▶ _WRITTEN EXERCISE_:
Take every line from the first down to the line with "(0,0) rectangle (1571,411);" and set it down exactly, without the pictures.

═══ STORED DATA ═══

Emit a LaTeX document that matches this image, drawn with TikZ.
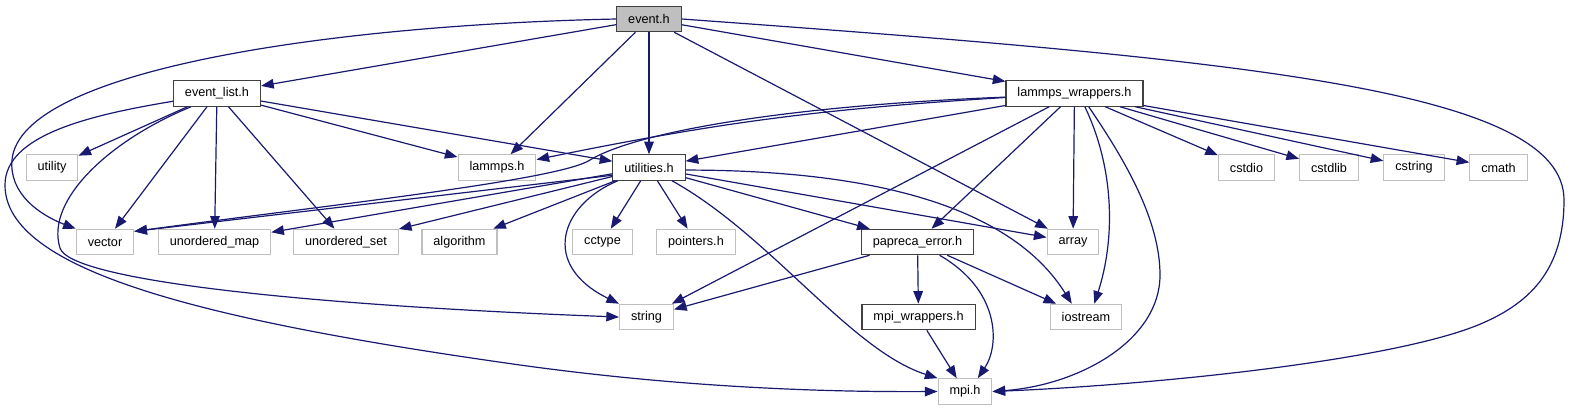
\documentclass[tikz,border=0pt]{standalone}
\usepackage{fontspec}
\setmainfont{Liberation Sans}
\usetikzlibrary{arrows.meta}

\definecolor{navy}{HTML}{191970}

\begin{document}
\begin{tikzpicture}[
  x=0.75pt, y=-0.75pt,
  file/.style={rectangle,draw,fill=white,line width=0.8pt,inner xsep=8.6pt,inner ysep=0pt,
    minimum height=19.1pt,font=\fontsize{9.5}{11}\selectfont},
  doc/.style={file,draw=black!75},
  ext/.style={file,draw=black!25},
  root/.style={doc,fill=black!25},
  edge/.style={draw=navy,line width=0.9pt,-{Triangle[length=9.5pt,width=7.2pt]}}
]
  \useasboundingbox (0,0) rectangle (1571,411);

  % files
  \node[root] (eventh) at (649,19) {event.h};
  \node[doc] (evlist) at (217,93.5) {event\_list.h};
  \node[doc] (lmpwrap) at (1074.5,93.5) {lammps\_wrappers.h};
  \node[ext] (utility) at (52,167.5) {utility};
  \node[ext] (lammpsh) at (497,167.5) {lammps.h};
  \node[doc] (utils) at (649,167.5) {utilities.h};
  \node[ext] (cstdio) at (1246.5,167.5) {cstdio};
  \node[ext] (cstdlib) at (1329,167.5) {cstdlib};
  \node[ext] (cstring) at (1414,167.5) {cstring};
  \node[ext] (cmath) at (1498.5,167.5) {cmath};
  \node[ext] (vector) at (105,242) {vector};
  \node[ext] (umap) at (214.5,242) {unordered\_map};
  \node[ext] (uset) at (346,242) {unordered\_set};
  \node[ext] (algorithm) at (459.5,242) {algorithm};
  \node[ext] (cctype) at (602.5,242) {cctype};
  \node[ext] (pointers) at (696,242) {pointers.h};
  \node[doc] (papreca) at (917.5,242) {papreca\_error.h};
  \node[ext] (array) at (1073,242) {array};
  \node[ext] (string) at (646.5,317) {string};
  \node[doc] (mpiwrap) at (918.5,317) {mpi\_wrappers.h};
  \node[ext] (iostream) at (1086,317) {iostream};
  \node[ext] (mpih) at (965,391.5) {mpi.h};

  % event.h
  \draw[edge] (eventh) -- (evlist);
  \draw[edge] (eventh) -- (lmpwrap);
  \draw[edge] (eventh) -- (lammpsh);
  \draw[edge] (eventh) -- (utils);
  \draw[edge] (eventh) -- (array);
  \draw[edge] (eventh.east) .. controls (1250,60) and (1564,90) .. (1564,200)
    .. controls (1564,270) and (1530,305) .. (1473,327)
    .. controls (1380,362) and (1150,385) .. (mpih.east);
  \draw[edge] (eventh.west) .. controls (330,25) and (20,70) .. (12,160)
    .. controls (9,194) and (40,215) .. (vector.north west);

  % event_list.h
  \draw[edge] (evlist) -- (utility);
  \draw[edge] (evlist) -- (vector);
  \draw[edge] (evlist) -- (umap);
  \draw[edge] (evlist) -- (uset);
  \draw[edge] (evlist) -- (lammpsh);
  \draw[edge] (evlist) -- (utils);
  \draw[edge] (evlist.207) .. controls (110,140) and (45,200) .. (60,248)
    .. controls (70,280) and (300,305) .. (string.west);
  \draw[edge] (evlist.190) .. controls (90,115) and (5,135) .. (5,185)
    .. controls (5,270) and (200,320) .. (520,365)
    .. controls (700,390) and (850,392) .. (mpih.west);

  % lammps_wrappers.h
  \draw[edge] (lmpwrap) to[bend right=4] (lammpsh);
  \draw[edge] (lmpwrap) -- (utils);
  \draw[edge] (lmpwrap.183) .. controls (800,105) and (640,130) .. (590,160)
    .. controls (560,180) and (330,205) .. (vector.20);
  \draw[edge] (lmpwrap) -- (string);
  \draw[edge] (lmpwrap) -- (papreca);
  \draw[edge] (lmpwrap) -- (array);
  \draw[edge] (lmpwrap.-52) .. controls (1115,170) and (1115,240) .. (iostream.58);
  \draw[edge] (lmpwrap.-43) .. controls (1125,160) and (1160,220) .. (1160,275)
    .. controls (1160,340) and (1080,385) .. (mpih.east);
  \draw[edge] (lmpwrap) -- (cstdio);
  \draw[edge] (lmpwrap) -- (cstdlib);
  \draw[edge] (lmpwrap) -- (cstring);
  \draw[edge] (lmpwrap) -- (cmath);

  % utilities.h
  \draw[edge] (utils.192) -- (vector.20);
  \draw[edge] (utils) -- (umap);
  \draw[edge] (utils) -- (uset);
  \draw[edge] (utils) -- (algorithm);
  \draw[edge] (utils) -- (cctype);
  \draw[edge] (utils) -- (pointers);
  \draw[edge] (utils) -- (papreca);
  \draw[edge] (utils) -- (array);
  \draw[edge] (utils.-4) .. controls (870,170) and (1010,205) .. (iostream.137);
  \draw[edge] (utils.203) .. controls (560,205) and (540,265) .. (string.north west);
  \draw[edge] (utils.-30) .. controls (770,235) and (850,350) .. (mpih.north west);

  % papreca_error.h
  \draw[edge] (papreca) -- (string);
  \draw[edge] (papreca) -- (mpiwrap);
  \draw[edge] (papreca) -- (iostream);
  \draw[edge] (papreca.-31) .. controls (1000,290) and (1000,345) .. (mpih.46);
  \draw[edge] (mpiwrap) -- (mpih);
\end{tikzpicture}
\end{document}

═══

▶ _SOLUTION_:
Emit a LaTeX document that matches this image, drawn with TikZ.
\documentclass[tikz,border=0pt]{standalone}
\usepackage{fontspec}
\setmainfont{Liberation Sans}
\usetikzlibrary{arrows.meta}

\definecolor{navy}{HTML}{191970}

\begin{document}
\begin{tikzpicture}[
  x=0.75pt, y=-0.75pt,
  file/.style={rectangle,draw,fill=white,line width=0.8pt,inner xsep=8.6pt,inner ysep=0pt,
    minimum height=19.1pt,font=\fontsize{9.5}{11}\selectfont},
  doc/.style={file,draw=black!75},
  ext/.style={file,draw=black!25},
  root/.style={doc,fill=black!25},
  edge/.style={draw=navy,line width=0.9pt,-{Triangle[length=9.5pt,width=7.2pt]}}
]
  \useasboundingbox (0,0) rectangle (1571,411);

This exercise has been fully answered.